I have never had much time for other sports. Given just how much it takes for one to push golf in India – with cricket, football and kabbadi grabbing a fair share of headline time – my hours are fairly stretched. These last few days though have been very interesting with golf's US Open (where an Indian, Shiv Kapur has been in the leader mix) and the start of FIFA. The timing of both happening together has made me wonder what makes them similar or are they just to far apart to compare.
If size alone would matter, football would far outstrip golf's goals – viral fan base, throaty 'Ole ole', powered up stadia, TRPs, goal posts size, big bulky teams, samba and sirens. If etiquette was a criteria, given what's on display in football, one can imagine why indeed golf is called a gentleman's game. In golf, barring the size of the field i.e the course there is little to vuvuzela about. Until of course you start talking monies.
Players who make it to the top of their game, make some serious money. Rory McIlroy, Tiger Woods, David Beckham are wealthy, thanks not just to their phenomenal flairs, but also through money-spinning sponsorship deals. Not just that from a brand point of views, it's the very best that want to associate with these sportstars.
Mostly golf is an individual game but there are instances of 'fan-fare' during its team formats. The Ryder Cup in Chicago in 2013 was when Europe's fans came up with chants of 'Europe! Europe!' and 'Olé, olé, olé, olé, olé, olé' as though in a football stadium. Then there are footballers who have taken to golf (I simply can't imagine the reverse happening). Take the example of Andriy Shevchenko, who is apparently a member of Wentworth Golf Club and made a debut on the European Challenge Tour last year in Ukraine. English footballer Jimmy Bullard is experimenting with golf since he quit his first sporting love. The former Fulham midfielder is using golf to get a new direction to his life.

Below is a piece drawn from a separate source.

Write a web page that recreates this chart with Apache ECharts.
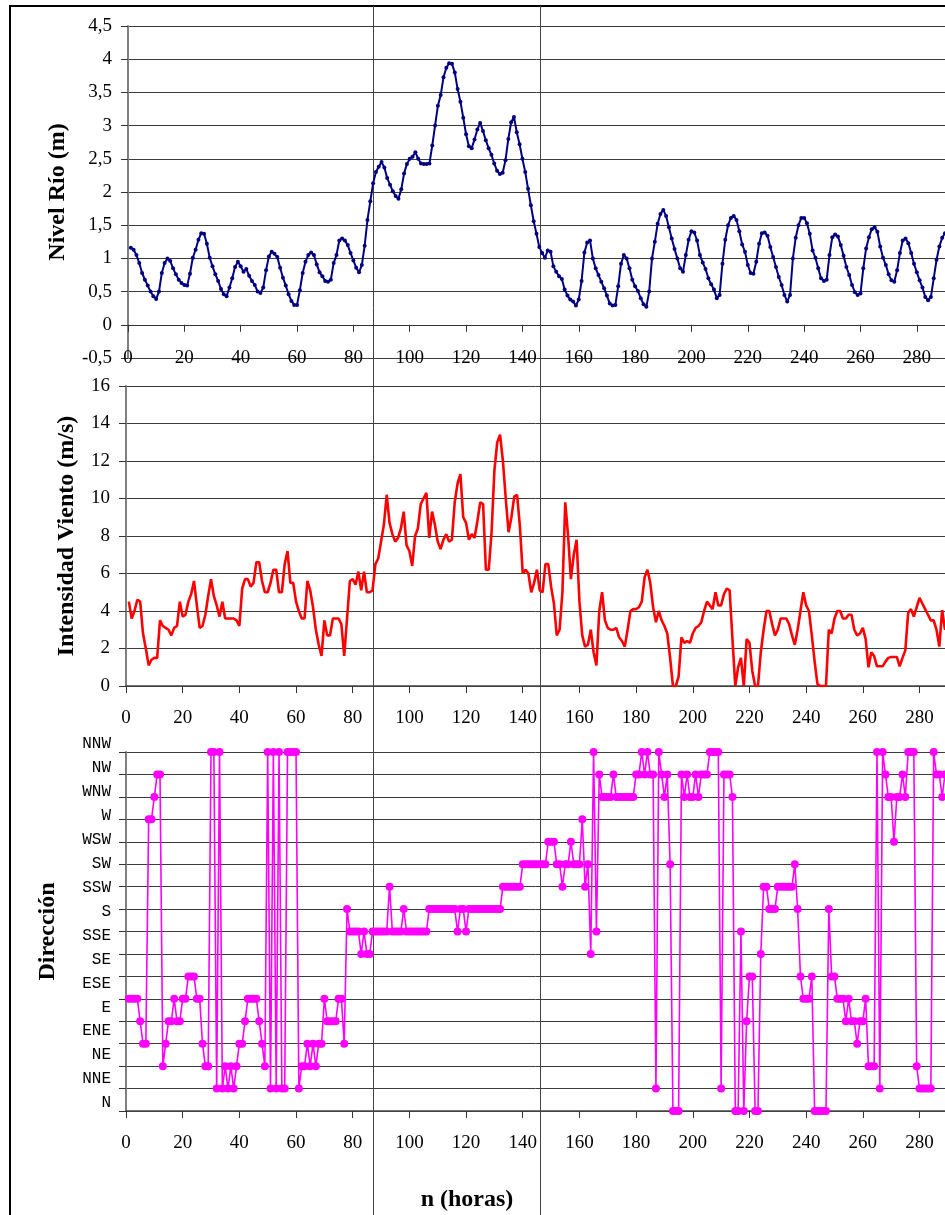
<!DOCTYPE html>
<html>
<head>
<meta charset="utf-8">
<script src="https://cdn.jsdelivr.net/npm/echarts@6/dist/echarts.min.js"></script>
<style>
  html, body { margin: 0; padding: 0; background: #fff; }
  #chart { width: 945px; height: 1215px; }
</style>
</head>
<body>
<div id="chart"></div>
<script>
// Hourly records, first sample at hour 1
const horaInicial = 1;

// River level (m)
const nivelRio = [
  1.16,1.13,1.05,0.93,0.78,0.68,0.59,0.50,0.43,0.39,
  0.50,0.78,0.93,1.00,0.96,0.85,0.76,0.68,0.63,0.60,
  0.59,0.77,1.01,1.13,1.28,1.38,1.37,1.22,1.01,0.88,
  0.76,0.66,0.54,0.46,0.43,0.56,0.70,0.87,0.95,0.88,
  0.80,0.84,0.74,0.66,0.60,0.50,0.48,0.56,0.82,1.03,
  1.10,1.07,1.02,0.86,0.71,0.59,0.46,0.36,0.30,0.30,
  0.52,0.78,0.95,1.05,1.09,1.05,0.91,0.79,0.73,0.66,
  0.65,0.68,0.93,1.05,1.27,1.30,1.27,1.20,1.08,0.97,
  0.86,0.79,0.90,1.19,1.58,1.86,2.13,2.30,2.38,2.45,
  2.37,2.21,2.11,2.01,1.94,1.90,2.04,2.28,2.42,2.50,
  2.53,2.60,2.50,2.43,2.42,2.42,2.43,2.70,3.00,3.30,
  3.46,3.73,3.87,3.94,3.93,3.80,3.55,3.36,3.12,2.87,
  2.69,2.66,2.79,2.94,3.04,2.92,2.78,2.66,2.56,2.43,
  2.32,2.27,2.29,2.48,2.80,3.05,3.13,2.90,2.72,2.50,
  2.30,2.05,1.80,1.56,1.37,1.17,1.08,1.01,1.12,1.10,
  0.88,0.80,0.73,0.69,0.53,0.44,0.38,0.35,0.29,0.38,
  0.66,1.09,1.24,1.27,1.00,0.85,0.75,0.65,0.55,0.44,
  0.32,0.29,0.30,0.58,0.92,1.05,1.00,0.85,0.68,0.58,
  0.51,0.40,0.31,0.27,0.50,1.00,1.25,1.52,1.67,1.73,
  1.64,1.47,1.30,1.14,1.00,0.85,0.80,1.05,1.28,1.41,
  1.39,1.27,1.05,0.94,0.84,0.70,0.61,0.53,0.40,0.45,
  0.92,1.28,1.50,1.61,1.64,1.58,1.41,1.21,1.10,0.90,
  0.78,0.77,0.95,1.22,1.38,1.39,1.34,1.17,1.02,0.87,
  0.72,0.60,0.45,0.35,0.45,1.00,1.31,1.50,1.61,1.61,
  1.53,1.37,1.12,1.01,0.85,0.70,0.66,0.68,1.05,1.32,
  1.36,1.33,1.20,1.04,0.87,0.75,0.60,0.49,0.45,0.47,
  0.85,1.15,1.32,1.44,1.47,1.40,1.18,1.01,0.90,0.76,
  0.67,0.65,0.82,1.08,1.27,1.30,1.23,1.08,0.92,0.79,
  0.67,0.56,0.42,0.37,0.42,0.70,0.98,1.18,1.31,1.38
];

// Wind speed (m/s)
const intensidadViento = [
  4.5,3.6,4.0,4.6,4.5,2.8,2.0,1.1,1.4,1.5,
  1.5,3.5,3.2,3.1,3.0,2.7,3.1,3.2,4.5,3.7,
  3.8,4.5,4.9,5.6,4.3,3.1,3.2,3.8,4.8,5.7,
  4.8,4.3,3.7,4.5,3.6,3.6,3.6,3.6,3.5,3.2,
  5.2,5.7,5.7,5.3,5.5,6.6,6.6,5.6,5.0,5.0,
  5.5,6.2,6.2,5.0,5.0,6.5,7.2,5.5,5.5,4.5,
  4.0,3.6,3.6,5.6,5.1,4.2,3.0,2.2,1.6,3.5,
  2.7,2.7,3.6,3.6,3.6,3.3,1.6,3.6,5.6,5.7,
  5.4,6.1,5.1,6.1,5.0,5.0,5.1,6.5,6.8,7.7,
  8.6,10.2,8.7,8.1,7.7,7.9,8.4,9.3,7.5,7.2,
  6.4,8.0,8.4,9.7,10.0,10.3,7.9,9.3,8.6,7.7,
  7.3,7.8,8.1,7.7,7.8,9.8,10.8,11.3,9.0,8.7,
  7.8,8.1,7.9,8.8,9.8,9.7,6.2,6.2,8.2,11.5,
  13.0,13.4,12.0,10.0,8.2,9.0,10.1,10.2,8.5,6.0,
  6.2,6.0,5.0,5.5,6.2,5.1,5.0,6.5,6.5,5.3,
  4.4,2.7,3.0,5.0,9.8,8.0,5.7,7.0,7.8,4.5,
  2.7,2.1,2.2,3.0,1.8,1.1,4.0,5.0,3.5,3.1,
  3.0,3.0,3.1,2.6,2.4,2.1,3.0,4.0,4.1,4.1,
  4.2,4.5,5.8,6.2,5.5,4.2,3.4,4.0,3.5,3.2,
  2.8,1.5,0.0,0.0,0.5,2.6,2.3,2.4,2.3,2.8,
  3.1,3.2,3.4,4.0,4.5,4.3,4.1,5.0,4.3,4.3,
  4.9,5.2,5.1,2.5,0.0,1.0,1.5,0.0,2.5,2.3,
  0.8,0.0,0.0,1.8,3.0,4.0,4.0,3.3,2.7,3.0,
  3.6,3.6,3.6,3.3,2.7,2.2,3.0,4.0,5.0,4.3,
  4.0,2.7,1.3,0.1,0.0,0.0,0.0,3.0,2.8,3.6,
  4.0,4.0,3.6,3.6,3.8,3.8,3.0,2.7,2.8,3.1,
  2.5,1.0,1.8,1.6,1.05,1.05,1.05,1.3,1.5,1.55,
  1.55,1.55,1.05,1.5,1.9,3.9,4.1,3.7,4.2,4.7,
  4.4,4.1,3.8,3.5,3.5,3.0,2.1,4.05,3.0,3.5
];

// Wind direction, as a step on the 0..16 scale
const direccion = [
  5,5,5,5,4,3,3,13,13,14,
  15,15,2,3,4,4,5,4,4,5,
  5,6,6,6,5,5,3,2,2,16,
  16,1,16,1,2,1,2,1,2,3,
  3,4,5,5,5,5,4,3,2,16,
  1,16,1,16,1,1,16,16,16,16,
  1,2,2,3,2,3,2,3,3,5,
  4,4,4,4,5,5,3,9,8,8,
  8,8,7,8,7,7,8,8,8,8,
  8,8,10,8,8,8,8,9,8,8,
  8,8,8,8,8,8,9,9,9,9,
  9,9,9,9,9,9,8,9,9,8,
  9,9,9,9,9,9,9,9,9,9,
  9,9,10,10,10,10,10,10,10,11,
  11,11,11,11,11,11,11,11,12,12,
  12,11,11,10,11,11,12,11,11,11,
  13,10,11,7,16,8,15,14,14,14,
  14,15,14,14,14,14,14,14,14,15,
  15,16,15,16,15,15,1,16,15,14,
  15,11,0,0,0,15,14,15,14,14,
  15,14,15,15,15,16,16,16,16,1,
  15,15,15,14,0,0,8,0,4,6,
  6,0,0,7,10,10,9,9,9,10,
  10,10,10,10,10,11,9,6,5,5,
  5,6,0,0,0,0,0,9,6,6,
  5,5,5,4,5,4,4,3,4,4,
  5,2,2,2,16,1,16,15,14,14,
  12,14,14,15,14,16,16,16,2,1,
  1,1,1,1,16,15,15,14,15,15
];

// Compass point labels for the direction panel
const rumbos = ['N','NNE','NE','ENE','E','ESE','SE','SSE','S','SSW','SW','WSW','W','WNW','NW','NNW'];

// Hours marked with vertical reference lines across all panels
const horasEvento = [87, 146];

const pares = arr => arr.map((v, i) => [horaInicial + i, v]);

const serif = '"Liberation Serif", "Times New Roman", serif';
const mono = '"Liberation Mono", "Courier New", monospace';
const gridLine = { show: true, lineStyle: { color: '#3c3c3c', width: 1 } };
const tickLbl = { color: '#000', fontFamily: serif, fontSize: 19 };
const titleStyle = { color: '#000', fontFamily: serif, fontSize: 24, fontWeight: 'bold' };
const xLabelFmt = v => (v % 20 === 0 ? String(v) : '');

const chart = echarts.init(document.getElementById('chart'), null, { renderer: 'canvas' });

chart.setOption({
  animation: false,
  backgroundColor: '#fff',
  grid: [
    { left: 128, top: 26, right: 0, height: 332, outerBoundsMode: 'none', containLabel: false },
    { left: 126, top: 386, right: 0, height: 300, outerBoundsMode: 'none', containLabel: false },
    { left: 126, top: 752, right: 0, height: 359, outerBoundsMode: 'none', containLabel: false }
  ],
  xAxis: [
    // river level: axis line through zero
    { type: 'value', gridIndex: 0, min: 0, max: 290, interval: 20, position: 'bottom',
      axisLine: { show: true, onZero: true, lineStyle: { color: '#333', width: 1 } },
      axisTick: { show: true, length: 7, lineStyle: { color: '#333' } },
      axisLabel: { show: false }, splitLine: { show: false } },
    // river level: hour labels along the lower edge
    { type: 'value', gridIndex: 0, min: 0, max: 290, interval: 20, position: 'bottom',
      axisLine: { show: false, onZero: false }, axisTick: { show: false },
      axisLabel: Object.assign({ margin: 0, verticalAlign: 'middle', formatter: xLabelFmt }, tickLbl),
      splitLine: { show: false } },
    // wind speed
    { type: 'value', gridIndex: 1, min: 0, max: 289, interval: 20, position: 'bottom',
      axisLine: { show: true, onZero: false, lineStyle: { color: '#444', width: 1.5 } },
      axisTick: { show: true, length: 7, lineStyle: { color: '#333' } },
      axisLabel: Object.assign({ margin: 32, verticalAlign: 'middle', formatter: xLabelFmt }, tickLbl),
      splitLine: { show: false } },
    // wind direction
    { type: 'value', gridIndex: 2, min: 0, max: 289, interval: 20, position: 'bottom',
      axisLine: { show: true, onZero: false, lineStyle: { color: '#444', width: 1.5 } },
      axisTick: { show: true, length: 7, lineStyle: { color: '#333' } },
      axisLabel: Object.assign({ margin: 32, verticalAlign: 'middle', formatter: xLabelFmt }, tickLbl),
      splitLine: { show: false } }
  ],
  yAxis: [
    { type: 'value', gridIndex: 0, min: -0.5, max: 4.5, interval: 0.5, position: 'left',
      name: 'Nivel Río (m)', nameLocation: 'middle', nameGap: 58, nameTextStyle: titleStyle,
      axisLine: { show: true, lineStyle: { color: '#808080', width: 2 } },
      axisTick: { show: true, length: 7, lineStyle: { color: '#333' } },
      axisLabel: Object.assign({ margin: 16, formatter: v => String(v).replace('.', ',') }, tickLbl),
      splitLine: gridLine },
    { type: 'value', gridIndex: 1, min: 0, max: 16, interval: 2, position: 'left',
      name: 'Intensidad Viento (m/s)', nameLocation: 'middle', nameGap: 47, nameTextStyle: titleStyle,
      axisLine: { show: true, lineStyle: { color: '#808080', width: 2 } },
      axisTick: { show: true, length: 7, lineStyle: { color: '#333' } },
      axisLabel: Object.assign({ margin: 16 }, tickLbl),
      splitLine: gridLine },
    { type: 'value', gridIndex: 2, min: 0, max: 16, interval: 1, position: 'left',
      name: 'Dirección', nameLocation: 'middle', nameGap: 66, nameTextStyle: titleStyle,
      axisLine: { show: true, lineStyle: { color: '#808080', width: 2 } },
      axisTick: { show: true, length: 7, lineStyle: { color: '#333' } },
      axisLabel: { show: false },
      splitLine: gridLine },
    { type: 'category', gridIndex: 2, position: 'left', data: rumbos, boundaryGap: false,
      axisLine: { show: false }, axisTick: { show: false }, splitLine: { show: false },
      axisLabel: { interval: 0, margin: 15, verticalAlign: 'bottom', color: '#000',
                   fontFamily: mono, fontSize: 16 } }
  ],
  series: [
    { name: 'Nivel Río', type: 'line', xAxisIndex: 0, yAxisIndex: 0, data: pares(nivelRio),
      symbol: 'circle', symbolSize: 4, showAllSymbol: true,
      lineStyle: { color: '#000080', width: 2 }, itemStyle: { color: '#000080' } },
    { name: 'Intensidad Viento', type: 'line', xAxisIndex: 2, yAxisIndex: 1, data: pares(intensidadViento),
      showSymbol: false, lineStyle: { color: '#ff0000', width: 2.6 }, itemStyle: { color: '#ff0000' } },
    { name: 'Dirección', type: 'line', xAxisIndex: 3, yAxisIndex: 2, data: pares(direccion),
      symbol: 'circle', symbolSize: 8, showAllSymbol: true,
      lineStyle: { color: '#ff00ff', width: 1.6 }, itemStyle: { color: '#ff00ff' } }
  ]
});

// Frame, event hour lines and the shared hour title
const lineas = horasEvento.map(h => {
  const x = Math.round(chart.convertToPixel({ xAxisIndex: 2 }, h)) + 0.5;
  return { type: 'line', silent: true, z: 0,
           shape: { x1: x, y1: 6, x2: x, y2: 1215 },
           style: { stroke: '#444', lineWidth: 1 } };
});

chart.setOption({
  graphic: [
    { type: 'rect', silent: true, shape: { x: 10, y: 6, width: 1000, height: 1300 },
      style: { fill: 'none', stroke: '#000', lineWidth: 2 } },
    ...lineas,
    { type: 'text', silent: true, x: 467, y: 1200,
      style: { text: 'n (horas)', fill: '#000', fontFamily: serif, fontSize: 24, fontWeight: 'bold',
               align: 'center', verticalAlign: 'middle' } }
  ]
});
</script>
</body>
</html>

Football and golf may appear starkly different going by the size of the ball but if you interpret them as sport, there are similarities. Most of all for those like me who are too busy to watch football, one can be sure these stadia superstars – Messi, Rooney and all – will eventually come down chipping up at the golf course. Isn't not just for fun that we see Rory and Rooney on advertisements already. There is a deeper connect with the ball there.